May 07, 2005 20:21
At first I was going to get the frozen food job at work. Then it turns out that I'm going to work at that department for three days this coming week. One day I'll be bagging, and for one night I'll be working in the deli. I just want to stay in one fucking department. That's all I've wanted for the past seven years. This is the story of retail hell.
I started working in grocery stores right before I graduated. Hey, I was stupid and I didn't know what I was getting into. I started out as a bagger, and I worked my way up. So far in my "career" I've worked in the dairy department, frozen food department, deli department, grocery department, produce department, and the front end department as a front end clerk (bagger). I worship 'Clerks', because that job reminds me of that movie so fucking much.
Jesus Christ, how many times are they going to show the Bravery on Mtv 2?
Anyway, after this week I'm once again getting moved back to the produce department.

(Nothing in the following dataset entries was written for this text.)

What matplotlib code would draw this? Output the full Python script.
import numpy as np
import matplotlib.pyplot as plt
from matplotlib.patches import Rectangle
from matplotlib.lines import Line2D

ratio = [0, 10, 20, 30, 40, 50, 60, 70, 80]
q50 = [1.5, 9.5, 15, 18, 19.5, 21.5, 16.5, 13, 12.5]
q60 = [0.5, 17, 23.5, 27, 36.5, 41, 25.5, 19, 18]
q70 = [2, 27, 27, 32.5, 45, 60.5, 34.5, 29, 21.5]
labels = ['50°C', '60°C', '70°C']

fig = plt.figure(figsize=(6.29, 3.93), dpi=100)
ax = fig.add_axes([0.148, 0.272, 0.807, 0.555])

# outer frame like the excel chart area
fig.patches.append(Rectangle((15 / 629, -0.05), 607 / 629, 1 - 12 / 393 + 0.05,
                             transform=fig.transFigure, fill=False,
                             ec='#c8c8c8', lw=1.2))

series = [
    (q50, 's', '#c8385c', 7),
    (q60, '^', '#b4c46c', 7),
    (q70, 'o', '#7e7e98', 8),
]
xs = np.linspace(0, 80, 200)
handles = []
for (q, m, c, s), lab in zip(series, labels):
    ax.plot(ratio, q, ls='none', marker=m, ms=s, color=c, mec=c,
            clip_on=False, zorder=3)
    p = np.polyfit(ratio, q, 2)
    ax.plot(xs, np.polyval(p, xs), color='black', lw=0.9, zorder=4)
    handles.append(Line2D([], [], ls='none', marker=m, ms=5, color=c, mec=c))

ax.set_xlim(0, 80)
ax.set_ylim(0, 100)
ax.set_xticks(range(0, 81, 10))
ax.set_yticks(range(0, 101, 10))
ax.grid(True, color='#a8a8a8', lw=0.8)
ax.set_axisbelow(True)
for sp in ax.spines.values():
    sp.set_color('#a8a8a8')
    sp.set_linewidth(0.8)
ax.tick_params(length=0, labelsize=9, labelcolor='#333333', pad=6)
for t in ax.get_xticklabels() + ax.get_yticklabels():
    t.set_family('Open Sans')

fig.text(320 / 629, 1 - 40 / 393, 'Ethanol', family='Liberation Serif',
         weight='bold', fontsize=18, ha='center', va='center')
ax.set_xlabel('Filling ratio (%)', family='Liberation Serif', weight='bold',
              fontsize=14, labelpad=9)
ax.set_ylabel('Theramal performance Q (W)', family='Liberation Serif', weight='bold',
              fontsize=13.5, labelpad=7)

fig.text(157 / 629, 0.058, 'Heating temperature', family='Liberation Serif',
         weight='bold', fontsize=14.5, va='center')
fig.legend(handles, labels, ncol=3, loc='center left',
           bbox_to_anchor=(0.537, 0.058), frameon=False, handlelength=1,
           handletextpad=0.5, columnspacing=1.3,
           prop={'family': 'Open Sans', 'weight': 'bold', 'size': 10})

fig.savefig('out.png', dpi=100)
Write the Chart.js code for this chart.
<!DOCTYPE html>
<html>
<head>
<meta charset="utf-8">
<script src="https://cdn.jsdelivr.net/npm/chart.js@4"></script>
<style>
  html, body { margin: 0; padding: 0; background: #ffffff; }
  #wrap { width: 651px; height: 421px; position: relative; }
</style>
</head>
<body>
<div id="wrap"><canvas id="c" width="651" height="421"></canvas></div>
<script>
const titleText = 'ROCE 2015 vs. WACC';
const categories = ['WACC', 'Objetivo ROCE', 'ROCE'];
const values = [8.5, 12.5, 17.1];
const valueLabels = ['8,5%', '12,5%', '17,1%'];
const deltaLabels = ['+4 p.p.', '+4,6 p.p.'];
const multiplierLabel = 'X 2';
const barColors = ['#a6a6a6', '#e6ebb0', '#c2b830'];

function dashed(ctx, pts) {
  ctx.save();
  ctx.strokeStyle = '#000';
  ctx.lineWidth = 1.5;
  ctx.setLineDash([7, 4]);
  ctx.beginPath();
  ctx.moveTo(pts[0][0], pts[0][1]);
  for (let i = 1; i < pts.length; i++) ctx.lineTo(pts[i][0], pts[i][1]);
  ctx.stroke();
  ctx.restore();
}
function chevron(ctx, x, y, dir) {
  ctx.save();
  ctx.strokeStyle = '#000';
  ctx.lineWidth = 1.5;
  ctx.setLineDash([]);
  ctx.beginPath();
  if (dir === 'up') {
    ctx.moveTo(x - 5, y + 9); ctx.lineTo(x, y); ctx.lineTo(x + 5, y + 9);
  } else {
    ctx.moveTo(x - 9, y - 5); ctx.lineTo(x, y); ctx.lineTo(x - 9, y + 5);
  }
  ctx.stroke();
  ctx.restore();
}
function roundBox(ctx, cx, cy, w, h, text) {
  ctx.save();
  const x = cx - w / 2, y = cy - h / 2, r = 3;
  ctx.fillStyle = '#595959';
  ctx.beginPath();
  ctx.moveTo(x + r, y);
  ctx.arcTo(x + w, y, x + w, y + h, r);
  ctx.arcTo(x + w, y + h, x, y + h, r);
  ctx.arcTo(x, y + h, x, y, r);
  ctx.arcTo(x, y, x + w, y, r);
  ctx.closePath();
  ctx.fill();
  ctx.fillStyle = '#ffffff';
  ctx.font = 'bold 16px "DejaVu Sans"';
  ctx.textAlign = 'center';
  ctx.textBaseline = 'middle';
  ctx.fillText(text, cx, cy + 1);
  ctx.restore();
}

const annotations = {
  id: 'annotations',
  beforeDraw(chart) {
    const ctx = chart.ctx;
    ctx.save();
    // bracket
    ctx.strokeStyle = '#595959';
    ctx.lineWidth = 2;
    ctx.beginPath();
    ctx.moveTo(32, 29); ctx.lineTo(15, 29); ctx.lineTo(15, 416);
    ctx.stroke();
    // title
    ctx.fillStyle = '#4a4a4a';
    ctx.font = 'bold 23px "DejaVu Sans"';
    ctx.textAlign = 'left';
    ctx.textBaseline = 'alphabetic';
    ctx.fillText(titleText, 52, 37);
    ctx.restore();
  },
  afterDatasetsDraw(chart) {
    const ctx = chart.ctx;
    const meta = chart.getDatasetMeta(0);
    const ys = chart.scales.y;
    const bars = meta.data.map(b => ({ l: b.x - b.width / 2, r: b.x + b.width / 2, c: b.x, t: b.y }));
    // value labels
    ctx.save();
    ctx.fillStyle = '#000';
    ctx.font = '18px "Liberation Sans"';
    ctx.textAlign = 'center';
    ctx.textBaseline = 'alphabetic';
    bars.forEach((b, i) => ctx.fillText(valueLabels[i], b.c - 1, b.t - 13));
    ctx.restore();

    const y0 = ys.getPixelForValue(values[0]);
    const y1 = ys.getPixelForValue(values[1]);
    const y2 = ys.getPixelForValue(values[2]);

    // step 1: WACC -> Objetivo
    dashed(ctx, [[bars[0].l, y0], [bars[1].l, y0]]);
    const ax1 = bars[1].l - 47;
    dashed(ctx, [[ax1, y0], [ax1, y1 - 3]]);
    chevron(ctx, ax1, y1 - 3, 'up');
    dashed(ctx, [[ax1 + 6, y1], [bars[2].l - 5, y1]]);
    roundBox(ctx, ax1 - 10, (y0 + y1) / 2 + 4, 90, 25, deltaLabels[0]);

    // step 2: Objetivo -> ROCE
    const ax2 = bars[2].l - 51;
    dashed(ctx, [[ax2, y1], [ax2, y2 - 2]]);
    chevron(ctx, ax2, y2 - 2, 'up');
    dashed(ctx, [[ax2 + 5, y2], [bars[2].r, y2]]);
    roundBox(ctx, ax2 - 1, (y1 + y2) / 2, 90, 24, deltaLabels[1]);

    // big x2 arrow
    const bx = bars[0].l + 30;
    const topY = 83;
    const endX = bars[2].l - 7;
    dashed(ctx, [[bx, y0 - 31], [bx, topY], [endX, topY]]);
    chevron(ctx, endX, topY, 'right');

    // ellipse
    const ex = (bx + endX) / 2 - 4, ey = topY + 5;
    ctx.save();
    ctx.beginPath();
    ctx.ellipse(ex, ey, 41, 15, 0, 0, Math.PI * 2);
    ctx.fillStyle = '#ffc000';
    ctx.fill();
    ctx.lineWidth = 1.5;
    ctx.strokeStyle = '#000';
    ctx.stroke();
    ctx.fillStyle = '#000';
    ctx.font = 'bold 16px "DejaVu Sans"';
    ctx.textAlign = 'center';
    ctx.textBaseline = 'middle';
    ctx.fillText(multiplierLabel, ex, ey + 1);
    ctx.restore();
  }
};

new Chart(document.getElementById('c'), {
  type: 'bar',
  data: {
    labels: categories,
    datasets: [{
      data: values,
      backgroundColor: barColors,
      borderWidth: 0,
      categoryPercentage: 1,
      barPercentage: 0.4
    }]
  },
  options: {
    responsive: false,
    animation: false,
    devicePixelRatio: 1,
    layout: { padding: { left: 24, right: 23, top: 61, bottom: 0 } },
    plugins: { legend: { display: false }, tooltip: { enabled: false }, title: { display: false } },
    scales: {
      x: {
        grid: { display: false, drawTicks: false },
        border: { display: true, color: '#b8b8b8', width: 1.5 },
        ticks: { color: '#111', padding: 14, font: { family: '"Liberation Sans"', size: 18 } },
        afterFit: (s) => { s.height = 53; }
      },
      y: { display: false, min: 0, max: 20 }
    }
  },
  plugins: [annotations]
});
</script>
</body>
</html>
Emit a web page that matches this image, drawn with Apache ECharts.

I'm not sure if I want it, and am upset about the fact that I was going to get frozen food. Here's the catch, the produce manager's brother is getting hired to work frozen food. Why in the fuck is Lou's brother getting hired for frozen food after the fact that I told Lou (the produce manager) that I didn't want the job? That is what's really fucked up about it.
Mark was supposed to meet me at my house at 7:30, and he still hasn't showed up. I busted my ass to get home. Joe, the man that works in the meat department, could've got a ride off of me instead of hitch hiking the rest of the way home if I knew that Mark wasn't going to show up. I definately need new friends, and a new job. I've been friends with Mark for three years, and why he has to constantly ruin my plans is beyond me. I don't get mad at anything anymore. I don't let things get to me that kind of way anymore. What I can't control are the things that make me upset. At times I can be vulnerable to alot of stress, but sometimes I don't let that get to me, either. Life is too short to let things get to me. That's all it is to it. If I have a problem with something, I think it over, and find ways to solve it instead of letting it nail me down.
I've seen alot of hot girls lately, but I'm not really looking for a girlfriend. I just don't know what to do with all of my horniness. If horniness isn't a word, then I just made a new one. Fuck off William Shakespeare.
Just heard and saw the video for Nine Inch Nails. The music sounds like the music from his 'Broken' days, and his vocals sound commercial and very radio friendly. It's a perfect first single. The Killers 'Mr. Brightside' video is playing now. I'm in love with the lyrics. They have a really good play with words, and they mention about smoking which would make the song awesome to hear while having a cigarette.
Uh. Fuck. I'm calling Mark, and then I'm feeding the dog.